Remote Monitoring: A Growing Trend

Most of us are already familiar with some type of remote monitoring whereby wireless devices collect data that can be reviewed by a health care provider at another location. These devices are already being used to monitor home-based, ambulatory, and critical care patients. Now, wireless monitoring is moving into acute care as well.

Spurred on by the growth in technology, the use of wireless devices in health care is growing rapidly. About 2.8 million patients worldwide were using home-based remote monitoring at the end of last year, according to a new research report. The number of monitored patients is expected to grow to 4.9 million by 2016.
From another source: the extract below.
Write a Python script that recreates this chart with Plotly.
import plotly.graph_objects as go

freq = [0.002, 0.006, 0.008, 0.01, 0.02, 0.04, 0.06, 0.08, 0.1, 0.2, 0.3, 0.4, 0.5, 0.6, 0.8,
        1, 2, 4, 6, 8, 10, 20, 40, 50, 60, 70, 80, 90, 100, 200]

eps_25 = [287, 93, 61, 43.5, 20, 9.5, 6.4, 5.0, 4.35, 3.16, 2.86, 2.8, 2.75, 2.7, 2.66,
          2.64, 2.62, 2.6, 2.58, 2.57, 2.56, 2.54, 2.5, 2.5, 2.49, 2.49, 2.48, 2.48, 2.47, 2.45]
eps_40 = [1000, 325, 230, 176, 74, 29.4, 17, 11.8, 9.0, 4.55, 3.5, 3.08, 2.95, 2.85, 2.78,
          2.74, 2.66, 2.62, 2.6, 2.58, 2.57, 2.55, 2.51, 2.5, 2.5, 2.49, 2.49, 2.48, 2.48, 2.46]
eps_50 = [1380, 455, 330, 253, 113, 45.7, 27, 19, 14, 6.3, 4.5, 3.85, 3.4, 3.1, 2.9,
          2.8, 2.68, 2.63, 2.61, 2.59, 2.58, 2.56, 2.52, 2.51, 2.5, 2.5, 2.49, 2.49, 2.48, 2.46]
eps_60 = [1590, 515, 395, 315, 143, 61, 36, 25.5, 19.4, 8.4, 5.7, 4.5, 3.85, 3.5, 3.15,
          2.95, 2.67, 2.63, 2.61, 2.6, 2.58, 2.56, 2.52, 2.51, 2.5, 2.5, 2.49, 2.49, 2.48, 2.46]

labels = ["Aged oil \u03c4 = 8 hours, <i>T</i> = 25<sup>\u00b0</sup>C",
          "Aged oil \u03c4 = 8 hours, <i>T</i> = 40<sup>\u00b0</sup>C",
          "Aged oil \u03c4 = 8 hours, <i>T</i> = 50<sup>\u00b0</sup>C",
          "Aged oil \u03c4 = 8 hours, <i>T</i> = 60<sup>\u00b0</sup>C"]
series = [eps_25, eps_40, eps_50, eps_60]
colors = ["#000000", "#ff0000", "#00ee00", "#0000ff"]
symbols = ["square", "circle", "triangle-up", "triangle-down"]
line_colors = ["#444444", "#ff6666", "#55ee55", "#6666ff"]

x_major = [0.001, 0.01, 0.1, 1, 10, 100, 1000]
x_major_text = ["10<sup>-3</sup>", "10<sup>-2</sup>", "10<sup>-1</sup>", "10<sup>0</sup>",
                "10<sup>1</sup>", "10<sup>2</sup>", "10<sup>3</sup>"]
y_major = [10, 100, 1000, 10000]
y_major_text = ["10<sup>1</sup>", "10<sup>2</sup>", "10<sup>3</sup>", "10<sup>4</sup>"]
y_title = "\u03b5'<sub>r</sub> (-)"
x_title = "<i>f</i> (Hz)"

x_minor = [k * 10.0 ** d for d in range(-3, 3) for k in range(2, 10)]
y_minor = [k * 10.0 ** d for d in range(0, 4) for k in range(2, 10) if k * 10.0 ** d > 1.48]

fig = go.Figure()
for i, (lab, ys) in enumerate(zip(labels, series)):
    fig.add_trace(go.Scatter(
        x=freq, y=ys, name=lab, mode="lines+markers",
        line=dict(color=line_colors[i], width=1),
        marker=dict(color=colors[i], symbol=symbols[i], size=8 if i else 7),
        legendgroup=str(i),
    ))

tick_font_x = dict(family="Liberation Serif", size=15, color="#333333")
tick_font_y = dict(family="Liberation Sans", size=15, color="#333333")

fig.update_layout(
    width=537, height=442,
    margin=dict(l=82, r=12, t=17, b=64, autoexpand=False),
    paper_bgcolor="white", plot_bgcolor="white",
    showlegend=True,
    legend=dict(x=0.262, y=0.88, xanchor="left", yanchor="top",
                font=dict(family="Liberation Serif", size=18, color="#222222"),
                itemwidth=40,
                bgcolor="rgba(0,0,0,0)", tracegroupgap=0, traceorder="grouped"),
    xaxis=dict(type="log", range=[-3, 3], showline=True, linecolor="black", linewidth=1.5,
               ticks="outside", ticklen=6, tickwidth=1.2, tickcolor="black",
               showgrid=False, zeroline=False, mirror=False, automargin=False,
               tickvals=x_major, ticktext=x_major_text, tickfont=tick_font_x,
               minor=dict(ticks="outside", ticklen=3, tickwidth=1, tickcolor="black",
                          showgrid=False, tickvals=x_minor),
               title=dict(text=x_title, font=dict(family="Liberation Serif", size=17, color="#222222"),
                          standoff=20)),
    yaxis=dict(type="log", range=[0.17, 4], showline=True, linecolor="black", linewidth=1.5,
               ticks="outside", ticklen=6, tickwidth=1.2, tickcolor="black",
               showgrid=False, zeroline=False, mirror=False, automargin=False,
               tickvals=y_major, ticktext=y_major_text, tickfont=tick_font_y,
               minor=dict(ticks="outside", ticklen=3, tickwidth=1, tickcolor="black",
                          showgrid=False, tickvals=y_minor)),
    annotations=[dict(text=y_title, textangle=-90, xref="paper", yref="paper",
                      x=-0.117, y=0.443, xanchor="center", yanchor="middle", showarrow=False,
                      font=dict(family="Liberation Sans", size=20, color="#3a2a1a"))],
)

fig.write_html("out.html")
Remote monitoring has been shown to be helpful in managing patients at home who have chronic diseases such as a cardiac arrhythmia, sleep apnea, diabetes, and chronic obstructive pulmonary disease (COPD). In the U.S. and Europe, more than 200 million people have at least one chronic disease that could be monitored remotely. Remote monitoring has been proven to provide comparable outcomes but with greater patient satisfaction and lower costs.

Remote monitoring is only one component of telemedicine—a term used to describe the ability to diagnose and treat patients remotely using a wide range of technologies to exchange medical information from one site to another. Not to be confused with telemetry, telemedicine covers a rapidly increasing number of health care applications that can employ various forms of telecommunications—including smart phones, wireless devices, two-way videos, and video-conferencing equipment.

Telemedicine: The Bigger Picture

Remote monitoring is just part of a growing trend to use telemedicine in modern health care. Telemedicine actually emerged more than 40 years ago as a means of providing care to patients in remote areas. Technology development has exploded since then—and so has the use of telemedicine. It is becoming an integral part of daily operations within hospitals, home health agencies, private physician offices, and in patients’ homes.

The rapid growth of telemedicine can be attributed to the benefits it offers care providers and patients alike. Some of these include:
• improved access to health care, particularly for patients in rural areas with health care provider shortages; telemedicine also enables physicians and health care facilities to extend their practices beyond their service areas.
• earlier discharges in some cases where remote monitoring allows the patient to continue to be monitored outside of the hospital.
• cost efficiency, one of the most important benefits; telemedicine can reduce the cost of care, improve management of chronic diseases and use of staff resources, shorten length of stay, and reduce admissions and readmissions.

Also on the upside, the quality of telemedicine services is perceived to be as good as traditional health care services. Particularly in mental health and ICU care, telemedicine has proven to be superior, producing better outcomes and higher patient satisfaction scores, findings supported by numerous studies conducted during the past 15 years. Moreover, consumers report a preference for telemedicine because it allows them access to care providers who might not otherwise be available while eliminating travel time and easing stress.

Putting Telemedicine to Work in Acute Care

Already established in ambulatory, home health, and critical care, telemedicine is now making an entrance in the acute care setting. At Palomar Medical Center in Escondido, Calif., patients’ vital signs are being monitored remotely via state-of-the-art wireless technology. These patients wear wrist devices that can detect signs of deterioration as soon as they occur. Another benefit is that nurses can check their patients’ blood pressure and pulse without disturbing them. Patients at Palomar say they like the wireless devices because they allow them the freedom to move around, which wall-mounted devices do not.

Palomar is the first hospital system to use this remote monitoring system but other hospitals in the U.S., Asia, Europe, and Australia are in early stages of implementation.